Israeli assessments are "too large," said one U.S. official, who spoke on the condition of anonymity. But he added, "We are not getting into numbers."

Jerusalem military leaders have put out numbers such as "50 percent" and "one-third" to assess the damage its combat jets have done to Hezbollah's arsenal of 13,000 rockets, and its mortars, launchers, vehicles and other military equipment.

Israel's ambassador to the U.S., Daniel Ayalon, told the Associated Press yesterday that bombing has destroyed more than 40 percent of Hezbollah's arms.

A second government source said the amount destroyed is less than one-third.

Officials also said an air attack on Hezbollah's headquarters bunker in south Beirut failed to kill any senior militia members, including leader Sheik Hassan Nasrallah. The assumption is that no senior Hezbollah members were home when Israeli planes dropped 23 tons of munitions, including concrete-penetrating "bunker buster" bombs.
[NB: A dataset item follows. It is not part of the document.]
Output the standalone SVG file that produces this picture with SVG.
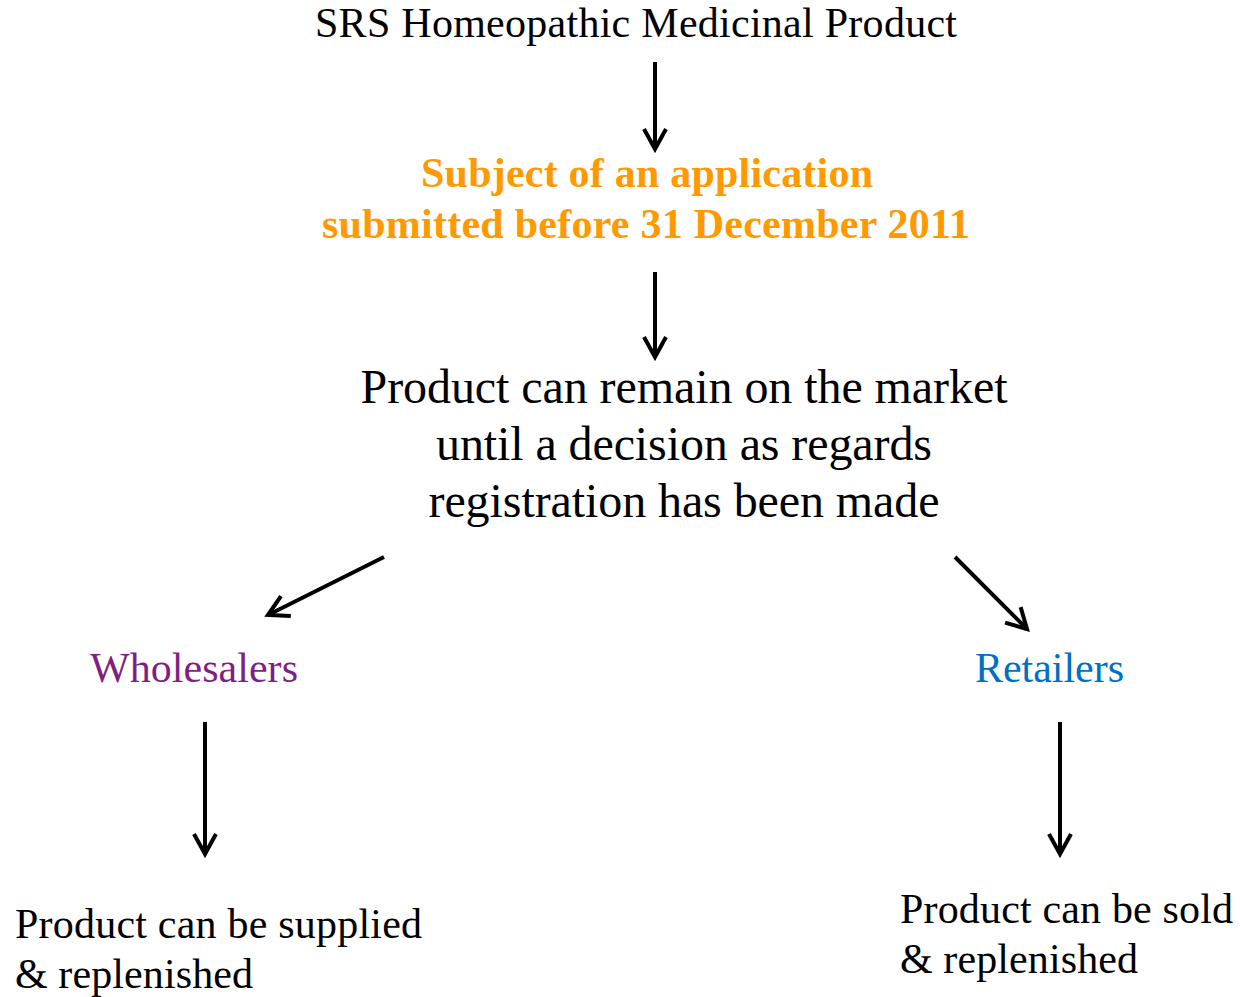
<svg xmlns="http://www.w3.org/2000/svg" width="1240" height="997" viewBox="0 0 1240 997">
<style>
text{font-family:"Liberation Serif","Times New Roman",serif;fill:#000}
.t{font-size:42px}
.m{font-size:48px}
.o{font-size:42px;font-weight:bold;fill:#FF9900}
.w{font-size:42px;fill:#7F1F84}
.r{font-size:42px;fill:#0070C0}
.c{stroke:#000;stroke-width:4;fill:none}
</style>
<defs>
<marker id="ah" markerUnits="userSpaceOnUse" markerWidth="40" markerHeight="40" viewBox="-25 -20 30 40" refX="0" refY="0" orient="auto" overflow="visible">
<path d="M-20,-11 L0,0 L-20,11" fill="none" stroke="#000" stroke-width="4" stroke-linejoin="miter"/>
</marker>
</defs>
<rect width="1240" height="997" fill="#fff"/>
<g id="n-title"><text class="t" x="636" y="37" text-anchor="middle" textLength="642">SRS Homeopathic Medicinal Product</text></g>
<g id="n-subject"><text class="o" x="647" y="187" text-anchor="middle" textLength="452">Subject of an application</text><text class="o" x="646" y="238" text-anchor="middle" textLength="648">submitted before 31 December 2011</text></g>
<g id="n-remain"><text class="m" x="684" y="403" text-anchor="middle" textLength="647">Product can remain on the market</text><text class="m" x="684" y="460" text-anchor="middle" textLength="496">until a decision as regards</text><text class="m" x="684" y="517" text-anchor="middle" textLength="511">registration has been made</text></g>
<g id="n-wholesalers"><text class="w" x="90" y="682" textLength="208">Wholesalers</text></g>
<g id="n-retailers"><text class="r" x="975" y="682" textLength="149">Retailers</text></g>
<g id="n-supplied"><text class="t" x="15" y="938" textLength="407">Product can be supplied</text><text class="t" x="15" y="988" textLength="238">&amp; replenished</text></g>
<g id="n-sold"><text class="t" x="900" y="923" textLength="333">Product can be sold</text><text class="t" x="900" y="973" textLength="238">&amp; replenished</text></g>
<g id="connectors">
<line class="c" x1="655" y1="62" x2="655" y2="149" marker-end="url(#ah)"/>
<line class="c" x1="655" y1="272" x2="655" y2="357" marker-end="url(#ah)"/>
<line class="c" x1="384" y1="557" x2="268" y2="615" marker-end="url(#ah)"/>
<line class="c" x1="955" y1="557" x2="1027" y2="629" marker-end="url(#ah)"/>
<line class="c" x1="205" y1="722" x2="205" y2="854" marker-end="url(#ah)"/>
<line class="c" x1="1060" y1="722" x2="1060" y2="854" marker-end="url(#ah)"/>
</g>
</svg>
"We are unaware of any senior leadership being killed," the official said.

Since July 12, Israel has struck up to 100 targets a day in an air war that has been years in the planning as it watched Hezbollah, its sworn enemy, build up its rocket force, bunkers and membership numbers in southern Lebanon. War planners are finding that much of Hezbollah's firepower is hidden in hard-to-hit bunkers, tunnels or civilian neighborhoods, or is being spirited away in trucks after rockets are launched. Hezbollah, which touched off the current violence by invading Israel and kidnapping two soldiers, has fired as many as 1,000 short-range missiles at Israeli cities.

Still, Israel, using satellite imagery and human spies, had complied a long list of Hezbollah targets and has been able to destroy a significant number of Hezbollah assets using precision-guided bombs, a defense source said yesterday.

Israeli chief of staff Lt. Gen. Dan Halutz said yesterday the offensive has killed 100 Hezbollah guerrillas. A U.S.-designated terror group, Hezbollah has about 1,000 or fewer combatants, and several thousand active supporters or members.

The problem for Israel is, there are limits to air wars and there are missions that only ground troops can carry out. Aerial bombardment cannot get at all targets, or verify damage. That is one reason Israel is contemplating a limited invasion to clear out bunkers and create a buffer zone free of Hezbollah rockets.

"Clearly [Israeli attacks have] had a very significant impact on their military capability," said a U.S. counterterrorism official. "But Hezbollah still has a significant stockpile of rockets."

Created with Iranian money and training in 1982, Hezbollah receives most of its rockets, the mainstay of its arsenal from Tehran, which ships them via highway routes through Syria to southern Lebanon. Iran's Revolutionary Guards, the enforcers of Iran's Islamic revolution and rigid theocracy, has sent advisers to Lebanon to train Hezbollah in how to operate new models of Katyusha, Fajr and Zelzal rockets that have hit Israel cities.

"They have been training Hezbollah types for a long time in Lebanon," the counterterrorism official said of the two Shi'ite allies. "That's been the case."

Hezbollah leader Sheik Nasrallah is committed to the destruction of Israel and the conversion of Lebanon to a radical Islamic state modeled after Iran, which funnels millions of dollars to the group each year.